Selon la Banque centrale européenne, alors que le taux d’activité reste inférieur de 0,6% à son niveau d’avant la crise du Covid-19, la diminution des flux migratoires a contribué avec la progression des travailleurs inactifs à la baisse de l’offre de main d’œuvre en zone euro. Une étude du Conseil d’analyse économique confirme, pour la France, que les difficultés de recrutement observées à l’été 2021 seraient liées au faible afflux de travailleurs étrangers, surtout dans certains secteurs.

Dans son Bulletin économique paru le 11 novembre, la Banque Centrale Européenne (BCE) examine les facteurs qui ont contribué aux évolutions de l’offre de main-d’œuvre dans la zone euro depuis la pandémie de Covid-19.

Au 2ème trimestre 2021, le taux d’activité (ratio entre la population active et la population en âge de travailler) reste inférieur de 0,6% à son niveau d’avant la crise, soit environ 1,4 million de travailleurs en moins. L’écart actuel du taux d'activité par rapport au niveau attendu en prolongeant la dynamique d’avant-crise s’établirait à environ –0,75 point de pourcentage.

Si le nombre de travailleurs dans la population active reste nettement inférieur aux niveaux d’avant crise en Allemagne et en Italie, il est stable en France et en Espagne, et beaucoup plus élevé aux Pays-Bas. La situation est aussi hétérogène selon les catégories de travailleurs, le recul de l'activité touche davantage les plus âgés et ceux dont le niveau d’instruction est moins élevé ou moyen.

La BCE note que les évolutions de la population active sont "étroitement alignées" sur celles des travailleurs découragés (disponibles pour travailler mais qui ne cherchent pas d’emploi ne pensant pas en trouver), considérés comme inactifs, ce qui n’était pas le cas avant la pandémie.

Cet alignement s’expliquerait en partie par le fait que la population en âge de travailler est demeurée globalement stable durant la pandémie, principalement en raison d’une modération de l’immigration nette depuis le début de la crise, alors qu’elle augmentait auparavant.
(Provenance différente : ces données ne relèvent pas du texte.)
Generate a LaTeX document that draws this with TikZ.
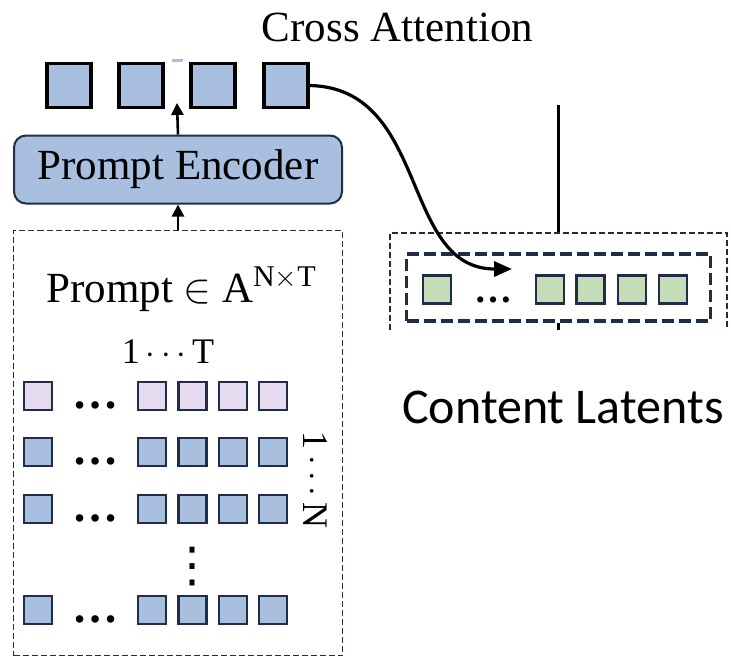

Or cette immigration devait, selon les prévisions, compenser le vieillissement de la population "et entretenir ainsi la hausse de la population en âge de travailler".

Le retour du taux d’activité au niveau pré-pandémique "prendra du temps" et dépendra de nombreux facteurs (ampleur des séquelles, nombre de personnes qui ont repris leurs études, retour à l’emploi des travailleurs découragés, redressement de la demande de main-d’œuvre, etc.).
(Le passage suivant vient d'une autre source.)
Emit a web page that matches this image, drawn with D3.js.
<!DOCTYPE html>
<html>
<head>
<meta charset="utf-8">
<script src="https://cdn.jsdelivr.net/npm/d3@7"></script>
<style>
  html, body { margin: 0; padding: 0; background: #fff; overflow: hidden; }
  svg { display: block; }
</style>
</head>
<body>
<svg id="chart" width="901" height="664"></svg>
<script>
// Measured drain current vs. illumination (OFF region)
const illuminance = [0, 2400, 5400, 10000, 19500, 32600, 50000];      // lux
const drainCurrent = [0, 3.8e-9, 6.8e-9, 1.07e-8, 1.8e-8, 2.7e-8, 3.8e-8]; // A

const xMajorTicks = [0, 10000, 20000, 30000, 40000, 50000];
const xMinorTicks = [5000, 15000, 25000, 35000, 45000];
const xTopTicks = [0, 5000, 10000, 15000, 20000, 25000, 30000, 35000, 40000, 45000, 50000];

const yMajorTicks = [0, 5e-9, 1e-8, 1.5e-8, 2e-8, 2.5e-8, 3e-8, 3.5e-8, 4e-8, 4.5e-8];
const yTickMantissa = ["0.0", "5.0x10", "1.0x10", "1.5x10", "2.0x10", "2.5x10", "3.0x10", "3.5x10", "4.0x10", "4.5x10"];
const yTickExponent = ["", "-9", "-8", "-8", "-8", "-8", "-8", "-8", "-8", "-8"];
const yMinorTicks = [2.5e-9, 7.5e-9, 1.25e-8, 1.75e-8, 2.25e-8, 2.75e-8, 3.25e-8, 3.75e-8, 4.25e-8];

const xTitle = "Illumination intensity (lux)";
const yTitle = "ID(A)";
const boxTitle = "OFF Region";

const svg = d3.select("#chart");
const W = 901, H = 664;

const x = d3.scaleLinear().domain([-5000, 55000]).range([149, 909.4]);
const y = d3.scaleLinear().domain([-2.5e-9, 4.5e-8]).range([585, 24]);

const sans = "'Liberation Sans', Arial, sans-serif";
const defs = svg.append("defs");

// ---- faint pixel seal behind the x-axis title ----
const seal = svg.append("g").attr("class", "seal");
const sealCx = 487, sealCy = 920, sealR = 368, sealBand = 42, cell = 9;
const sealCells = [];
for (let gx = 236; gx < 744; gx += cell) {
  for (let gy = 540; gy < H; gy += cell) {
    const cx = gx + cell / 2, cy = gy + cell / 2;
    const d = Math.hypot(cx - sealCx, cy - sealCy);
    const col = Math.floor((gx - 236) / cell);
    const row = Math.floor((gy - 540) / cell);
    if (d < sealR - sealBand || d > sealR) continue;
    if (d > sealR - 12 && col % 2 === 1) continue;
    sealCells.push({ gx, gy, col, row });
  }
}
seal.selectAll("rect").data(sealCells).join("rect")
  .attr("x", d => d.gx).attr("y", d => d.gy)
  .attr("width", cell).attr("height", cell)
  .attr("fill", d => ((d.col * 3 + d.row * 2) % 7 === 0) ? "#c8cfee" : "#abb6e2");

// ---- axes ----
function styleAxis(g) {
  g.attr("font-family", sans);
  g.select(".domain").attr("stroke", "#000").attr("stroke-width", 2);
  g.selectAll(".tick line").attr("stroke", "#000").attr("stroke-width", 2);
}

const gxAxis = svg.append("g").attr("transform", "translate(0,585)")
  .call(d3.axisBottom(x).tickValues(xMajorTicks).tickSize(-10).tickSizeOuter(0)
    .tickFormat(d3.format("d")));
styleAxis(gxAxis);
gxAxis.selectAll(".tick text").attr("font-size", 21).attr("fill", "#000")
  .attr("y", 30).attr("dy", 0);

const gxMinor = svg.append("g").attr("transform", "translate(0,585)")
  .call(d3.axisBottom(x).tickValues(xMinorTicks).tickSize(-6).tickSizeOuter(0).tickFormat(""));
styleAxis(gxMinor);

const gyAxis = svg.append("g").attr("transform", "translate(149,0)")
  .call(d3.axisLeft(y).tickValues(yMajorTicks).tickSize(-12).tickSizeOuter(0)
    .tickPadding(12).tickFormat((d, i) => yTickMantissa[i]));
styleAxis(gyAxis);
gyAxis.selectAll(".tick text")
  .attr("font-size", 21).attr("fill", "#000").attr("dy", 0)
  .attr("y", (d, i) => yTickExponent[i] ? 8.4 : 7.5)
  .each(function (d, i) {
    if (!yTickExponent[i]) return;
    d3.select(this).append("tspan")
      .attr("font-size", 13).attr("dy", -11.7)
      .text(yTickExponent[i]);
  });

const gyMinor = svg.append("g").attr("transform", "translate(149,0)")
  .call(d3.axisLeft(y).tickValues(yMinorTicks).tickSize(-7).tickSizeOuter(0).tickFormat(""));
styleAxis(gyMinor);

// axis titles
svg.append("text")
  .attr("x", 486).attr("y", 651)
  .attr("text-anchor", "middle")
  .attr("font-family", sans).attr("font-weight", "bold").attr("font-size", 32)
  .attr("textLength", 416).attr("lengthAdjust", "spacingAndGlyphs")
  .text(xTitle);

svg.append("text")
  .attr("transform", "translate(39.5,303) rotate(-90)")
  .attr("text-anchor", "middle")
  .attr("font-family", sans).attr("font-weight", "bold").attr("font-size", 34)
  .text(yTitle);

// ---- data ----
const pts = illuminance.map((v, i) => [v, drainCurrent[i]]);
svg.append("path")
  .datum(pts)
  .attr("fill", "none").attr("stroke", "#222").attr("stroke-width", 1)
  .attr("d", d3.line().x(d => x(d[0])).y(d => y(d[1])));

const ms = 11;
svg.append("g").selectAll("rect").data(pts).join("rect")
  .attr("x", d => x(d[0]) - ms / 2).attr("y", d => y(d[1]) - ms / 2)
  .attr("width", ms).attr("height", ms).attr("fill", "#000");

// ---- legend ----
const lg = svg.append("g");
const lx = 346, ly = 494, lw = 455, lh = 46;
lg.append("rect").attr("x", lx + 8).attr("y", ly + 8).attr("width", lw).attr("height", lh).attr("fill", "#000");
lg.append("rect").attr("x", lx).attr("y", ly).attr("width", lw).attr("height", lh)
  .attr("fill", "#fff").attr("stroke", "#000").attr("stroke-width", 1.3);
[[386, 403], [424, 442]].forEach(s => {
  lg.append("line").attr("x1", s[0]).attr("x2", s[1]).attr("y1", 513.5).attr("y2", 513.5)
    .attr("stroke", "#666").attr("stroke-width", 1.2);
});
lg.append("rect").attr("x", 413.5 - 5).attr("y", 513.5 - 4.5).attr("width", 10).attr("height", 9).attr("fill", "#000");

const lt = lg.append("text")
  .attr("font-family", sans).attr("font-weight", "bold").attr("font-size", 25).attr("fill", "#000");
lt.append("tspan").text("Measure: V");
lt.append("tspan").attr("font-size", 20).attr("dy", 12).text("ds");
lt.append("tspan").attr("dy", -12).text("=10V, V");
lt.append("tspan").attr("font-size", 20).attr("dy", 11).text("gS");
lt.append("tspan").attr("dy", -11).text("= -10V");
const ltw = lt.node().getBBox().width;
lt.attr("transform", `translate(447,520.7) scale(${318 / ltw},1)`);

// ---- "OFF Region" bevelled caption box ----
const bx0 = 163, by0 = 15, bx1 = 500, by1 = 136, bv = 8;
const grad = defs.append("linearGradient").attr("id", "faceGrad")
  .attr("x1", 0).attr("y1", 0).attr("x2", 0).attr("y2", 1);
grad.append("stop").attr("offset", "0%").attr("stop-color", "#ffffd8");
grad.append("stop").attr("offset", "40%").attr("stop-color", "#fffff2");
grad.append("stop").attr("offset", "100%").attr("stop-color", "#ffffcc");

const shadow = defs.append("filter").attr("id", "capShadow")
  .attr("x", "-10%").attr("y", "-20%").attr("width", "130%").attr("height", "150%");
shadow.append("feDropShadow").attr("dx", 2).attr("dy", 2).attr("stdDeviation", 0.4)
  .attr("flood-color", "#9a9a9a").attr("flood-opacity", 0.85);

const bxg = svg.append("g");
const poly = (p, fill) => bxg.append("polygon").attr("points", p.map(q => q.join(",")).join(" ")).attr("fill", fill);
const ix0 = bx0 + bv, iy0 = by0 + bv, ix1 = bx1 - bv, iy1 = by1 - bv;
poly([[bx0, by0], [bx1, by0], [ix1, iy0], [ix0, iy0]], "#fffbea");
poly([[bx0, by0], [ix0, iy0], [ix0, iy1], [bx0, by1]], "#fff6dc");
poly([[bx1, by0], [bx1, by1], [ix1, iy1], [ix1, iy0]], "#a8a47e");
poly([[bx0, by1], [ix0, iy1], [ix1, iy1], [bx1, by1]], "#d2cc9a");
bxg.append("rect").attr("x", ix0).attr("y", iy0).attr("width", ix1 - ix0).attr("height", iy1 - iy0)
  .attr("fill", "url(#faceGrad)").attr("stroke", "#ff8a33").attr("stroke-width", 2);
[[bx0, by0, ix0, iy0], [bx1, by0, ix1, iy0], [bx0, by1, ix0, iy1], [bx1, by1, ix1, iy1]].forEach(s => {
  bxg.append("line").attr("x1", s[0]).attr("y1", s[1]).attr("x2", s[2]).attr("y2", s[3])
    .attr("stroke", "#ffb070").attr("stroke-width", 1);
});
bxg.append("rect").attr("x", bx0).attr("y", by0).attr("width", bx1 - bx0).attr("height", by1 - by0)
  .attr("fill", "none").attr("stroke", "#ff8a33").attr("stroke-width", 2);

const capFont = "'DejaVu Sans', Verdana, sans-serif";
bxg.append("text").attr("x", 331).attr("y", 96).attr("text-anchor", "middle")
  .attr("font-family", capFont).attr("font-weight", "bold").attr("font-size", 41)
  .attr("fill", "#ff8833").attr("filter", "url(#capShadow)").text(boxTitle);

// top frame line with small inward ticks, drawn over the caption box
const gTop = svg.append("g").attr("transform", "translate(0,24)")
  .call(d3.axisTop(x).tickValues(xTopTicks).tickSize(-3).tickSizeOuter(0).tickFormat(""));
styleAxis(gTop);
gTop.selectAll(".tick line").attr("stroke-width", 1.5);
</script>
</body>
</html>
Évolutions de l’offre de main d’œuvre dans la zone euro durant la pandémie de COVID-19
Banque Centrale Européenne - Katalin Bodnár et Derry O’Brien – Bulletin économique N°7/2021, 11 novembre 2021

Dans un Focus publié le 9 novembre, le Conseil d’analyse économique constate que les entreprises des secteurs qui emploient traditionnellement davantage de travailleurs immigrés ont été plus nombreuses à rencontrer des difficultés de recrutement depuis la crise Covid.

Pendant la crise du Covid-19, les flux migratoires à destination de la France ont fortement baissé (-79,8% de visas délivrés en 2020 par rapport à 2019). À partir des données de l’enquête Acemo-Covid (Dares) de juillet et août 2021, les auteurs établissent une relation significative et positive entre les entreprises déclarant d’importantes difficultés de recrutement sur cette période et les secteurs présentant, avant la crise (en 2018), une part importante de travailleurs immigrés parmi la main d’oeuvre totale.
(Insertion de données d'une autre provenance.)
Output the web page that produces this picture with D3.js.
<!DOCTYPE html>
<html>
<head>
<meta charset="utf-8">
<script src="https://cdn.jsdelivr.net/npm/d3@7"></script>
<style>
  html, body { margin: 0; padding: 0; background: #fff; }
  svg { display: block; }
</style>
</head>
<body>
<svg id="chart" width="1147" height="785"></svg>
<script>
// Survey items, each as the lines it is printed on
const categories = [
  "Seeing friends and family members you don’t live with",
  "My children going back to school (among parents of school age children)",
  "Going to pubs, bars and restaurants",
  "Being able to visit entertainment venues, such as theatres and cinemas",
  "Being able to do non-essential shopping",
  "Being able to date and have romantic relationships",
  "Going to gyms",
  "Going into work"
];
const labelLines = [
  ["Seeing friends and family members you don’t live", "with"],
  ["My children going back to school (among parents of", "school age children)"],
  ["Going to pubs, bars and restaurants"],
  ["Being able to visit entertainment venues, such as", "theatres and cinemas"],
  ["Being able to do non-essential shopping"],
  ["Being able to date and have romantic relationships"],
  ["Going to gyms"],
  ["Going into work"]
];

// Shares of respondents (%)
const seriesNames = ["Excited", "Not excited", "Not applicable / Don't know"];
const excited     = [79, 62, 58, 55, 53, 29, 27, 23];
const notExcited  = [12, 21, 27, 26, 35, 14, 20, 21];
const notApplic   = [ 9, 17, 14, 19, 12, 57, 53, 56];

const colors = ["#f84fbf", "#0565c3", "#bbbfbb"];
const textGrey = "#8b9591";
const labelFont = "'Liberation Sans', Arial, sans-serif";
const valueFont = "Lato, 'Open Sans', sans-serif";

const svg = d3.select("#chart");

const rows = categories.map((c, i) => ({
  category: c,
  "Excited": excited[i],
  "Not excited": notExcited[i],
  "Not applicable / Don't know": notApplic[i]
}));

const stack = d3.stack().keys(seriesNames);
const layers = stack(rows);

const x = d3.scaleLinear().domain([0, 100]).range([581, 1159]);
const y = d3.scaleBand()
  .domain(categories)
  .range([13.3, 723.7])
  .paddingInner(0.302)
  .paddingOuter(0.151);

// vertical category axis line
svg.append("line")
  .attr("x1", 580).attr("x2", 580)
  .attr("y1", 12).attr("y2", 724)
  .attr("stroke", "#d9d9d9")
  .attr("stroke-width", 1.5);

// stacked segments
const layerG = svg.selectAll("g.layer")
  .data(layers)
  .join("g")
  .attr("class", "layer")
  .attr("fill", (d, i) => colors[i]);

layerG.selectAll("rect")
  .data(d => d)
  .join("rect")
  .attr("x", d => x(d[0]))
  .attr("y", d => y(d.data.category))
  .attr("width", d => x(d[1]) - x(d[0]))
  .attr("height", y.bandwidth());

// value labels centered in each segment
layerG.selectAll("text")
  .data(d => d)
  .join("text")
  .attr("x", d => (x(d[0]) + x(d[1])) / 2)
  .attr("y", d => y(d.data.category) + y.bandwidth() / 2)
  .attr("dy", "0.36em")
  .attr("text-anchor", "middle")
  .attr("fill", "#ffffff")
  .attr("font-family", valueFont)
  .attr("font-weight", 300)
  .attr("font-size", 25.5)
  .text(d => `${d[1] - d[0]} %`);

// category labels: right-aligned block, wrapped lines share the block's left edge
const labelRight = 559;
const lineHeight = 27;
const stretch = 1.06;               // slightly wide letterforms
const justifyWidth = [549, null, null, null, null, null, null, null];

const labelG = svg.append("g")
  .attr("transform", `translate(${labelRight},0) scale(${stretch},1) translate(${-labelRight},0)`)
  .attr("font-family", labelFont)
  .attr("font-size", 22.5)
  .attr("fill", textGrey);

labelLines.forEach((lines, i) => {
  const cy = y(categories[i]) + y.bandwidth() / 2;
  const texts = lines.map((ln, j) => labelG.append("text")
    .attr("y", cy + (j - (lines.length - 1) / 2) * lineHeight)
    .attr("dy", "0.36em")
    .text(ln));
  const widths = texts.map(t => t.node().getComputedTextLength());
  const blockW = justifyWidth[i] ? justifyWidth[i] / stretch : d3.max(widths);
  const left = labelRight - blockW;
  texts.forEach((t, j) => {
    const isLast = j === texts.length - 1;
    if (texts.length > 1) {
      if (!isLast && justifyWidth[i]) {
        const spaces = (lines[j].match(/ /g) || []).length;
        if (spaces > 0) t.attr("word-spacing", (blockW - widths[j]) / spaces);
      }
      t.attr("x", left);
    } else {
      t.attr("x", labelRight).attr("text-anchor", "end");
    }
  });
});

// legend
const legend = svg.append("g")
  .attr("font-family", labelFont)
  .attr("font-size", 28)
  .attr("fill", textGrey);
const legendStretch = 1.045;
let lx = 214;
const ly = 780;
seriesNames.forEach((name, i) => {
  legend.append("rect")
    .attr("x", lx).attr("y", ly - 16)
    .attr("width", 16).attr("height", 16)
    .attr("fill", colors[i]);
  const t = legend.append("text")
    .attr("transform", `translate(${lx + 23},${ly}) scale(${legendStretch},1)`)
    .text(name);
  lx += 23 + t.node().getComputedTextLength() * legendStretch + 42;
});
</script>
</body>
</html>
Les difficultés de recrutement observées à l’été 2021 en France seraient ainsi, selon les auteurs, notamment liées au faible afflux de travailleurs étrangers, en particulier pour les métiers pénibles, peu qualifiés et aux contrats précaires, et dans des secteurs comme le bâtiment, l’hôtellerie-restauration, les transports et le tourisme, et l’informatique.

Immigration et difficultés de recrutement
Conseil d'analyse économique - Jean BEUVE, Madeleine PERON, Baptiste ROUX - Focus N°73, 9 novembre 2021

Enfin, dans son dernier point de conjoncture, la Banque de France note que les difficultés de recrutement se sont un peu atténuées en octobre, en particulier dans les services, après une augmentation continue au cours des mois précédents. Selon l’enquête de conjoncture menée entre le 27 octobre et le 4 novembre auprès de 8500 entreprises, ces difficultés concernent toutefois encore près de la moitié des entreprises (49%, après 54% en septembre). Selon la Banque de France, ces difficultés de recrutement ne semblent pas avoir d’impact sur la fixation des prix – contrairement aux difficultés d’approvisionnement et à la hausse des prix des matières premières.